■ Records for the exercise:
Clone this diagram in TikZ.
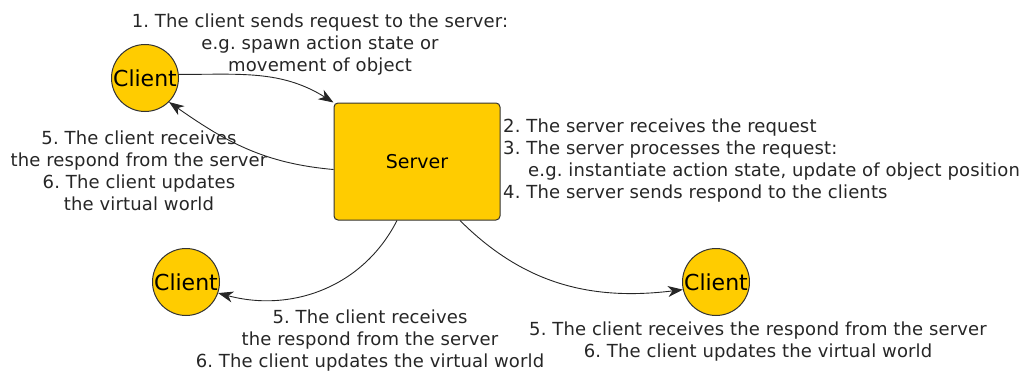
\documentclass[tikz,border=0pt]{standalone}
\usepackage{fontspec}
\setmainfont{DejaVu Sans}
\newfontfamily\notefont[LetterSpace=0.8]{DejaVu Sans}
\usetikzlibrary{arrows.meta}

\definecolor{gold}{HTML}{FFCC00}
\definecolor{edge}{HTML}{333333}

\begin{document}
\frenchspacing
\begin{tikzpicture}[x=1pt,y=1pt,
  client/.style={circle, draw=edge, fill=gold, line width=1pt,
    minimum size=67pt, inner sep=0pt, font=\fontsize{22}{26}\selectfont},
  serverbox/.style={rectangle, rounded corners=4pt, draw=edge, fill=gold,
    line width=1pt, minimum width=166pt, minimum height=117pt,
    font=\fontsize{19}{23}\selectfont},
  note/.style={inner sep=0pt, font=\notefont\fontsize{18}{22}\selectfont, text=black!85},
  msg/.style={-{Stealth[length=15pt,width=11pt,inset=4.5pt]}, line width=0.9pt, draw=black!85}
]
\useasboundingbox (0,0) rectangle (1026,-372);

% participants
\node[client] (c1) at (145,-78) {Client};
\node[serverbox] (srv) at (417,-161.5) {Server};
\node[client] (c2) at (186,-282) {Client};
\node[client] (c3) at (716,-282) {Client};

% messages
\draw[msg] (c1.6) to[out=0, in=148] (srv.north west);
\draw[msg] ([yshift=-8pt]srv.west) to[out=175, in=-35] (c1.-45);
\draw[msg] ([xshift=-20pt]srv.south) to[out=-117, in=-15] (c2.-19);
\draw[msg] ([xshift=43pt]srv.south) to[out=-45, in=187] (c3.193);

% step descriptions
\node[note, align=center] (t1) at (320,-45)
  {1. The client sends request to the server:\\e.g. spawn action state or\\movement of object};
\node[note, align=center] (t2) at (139,-170.5)
  {5. The client receives\\the respond from the server\\6. The client updates\\the virtual world};
\node[note, align=left, anchor=west] (t3) at (503,-160.5)
  {2. The server receives the request\\3. The server processes the request:\\
   \hspace*{25pt}e.g. instantiate action state, update of object position\\
   4. The server sends respond to the clients};
\node[note, align=center] (t4) at (370,-341)
  {5. The client receives\\the respond from the server\\6. The client updates the virtual world};
\node[note, align=center] (t5) at (758,-342)
  {5. The client receives the respond from the server\\6. The client updates the virtual world};
\end{tikzpicture}
\end{document}
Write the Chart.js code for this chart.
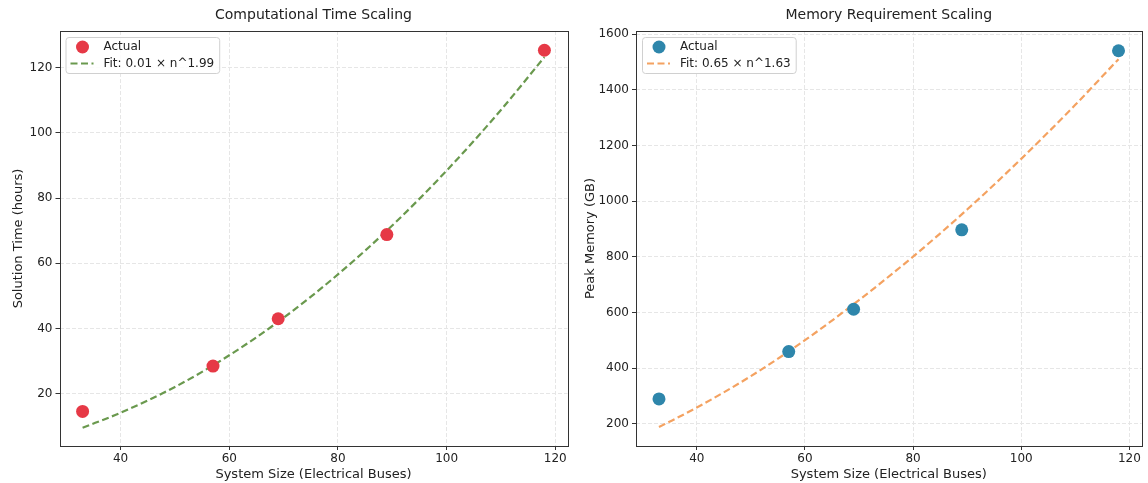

■ Exercise details: Reproduce only the lines from the beginning of the data through the line that contains "(c3) at (716,-282)", both included, and please drop the pictures.

■ Task output:
Clone this diagram in TikZ.
\documentclass[tikz,border=0pt]{standalone}
\usepackage{fontspec}
\setmainfont{DejaVu Sans}
\newfontfamily\notefont[LetterSpace=0.8]{DejaVu Sans}
\usetikzlibrary{arrows.meta}

\definecolor{gold}{HTML}{FFCC00}
\definecolor{edge}{HTML}{333333}

\begin{document}
\frenchspacing
\begin{tikzpicture}[x=1pt,y=1pt,
  client/.style={circle, draw=edge, fill=gold, line width=1pt,
    minimum size=67pt, inner sep=0pt, font=\fontsize{22}{26}\selectfont},
  serverbox/.style={rectangle, rounded corners=4pt, draw=edge, fill=gold,
    line width=1pt, minimum width=166pt, minimum height=117pt,
    font=\fontsize{19}{23}\selectfont},
  note/.style={inner sep=0pt, font=\notefont\fontsize{18}{22}\selectfont, text=black!85},
  msg/.style={-{Stealth[length=15pt,width=11pt,inset=4.5pt]}, line width=0.9pt, draw=black!85}
]
\useasboundingbox (0,0) rectangle (1026,-372);

% participants
\node[client] (c1) at (145,-78) {Client};
\node[serverbox] (srv) at (417,-161.5) {Server};
\node[client] (c2) at (186,-282) {Client};
\node[client] (c3) at (716,-282) {Client};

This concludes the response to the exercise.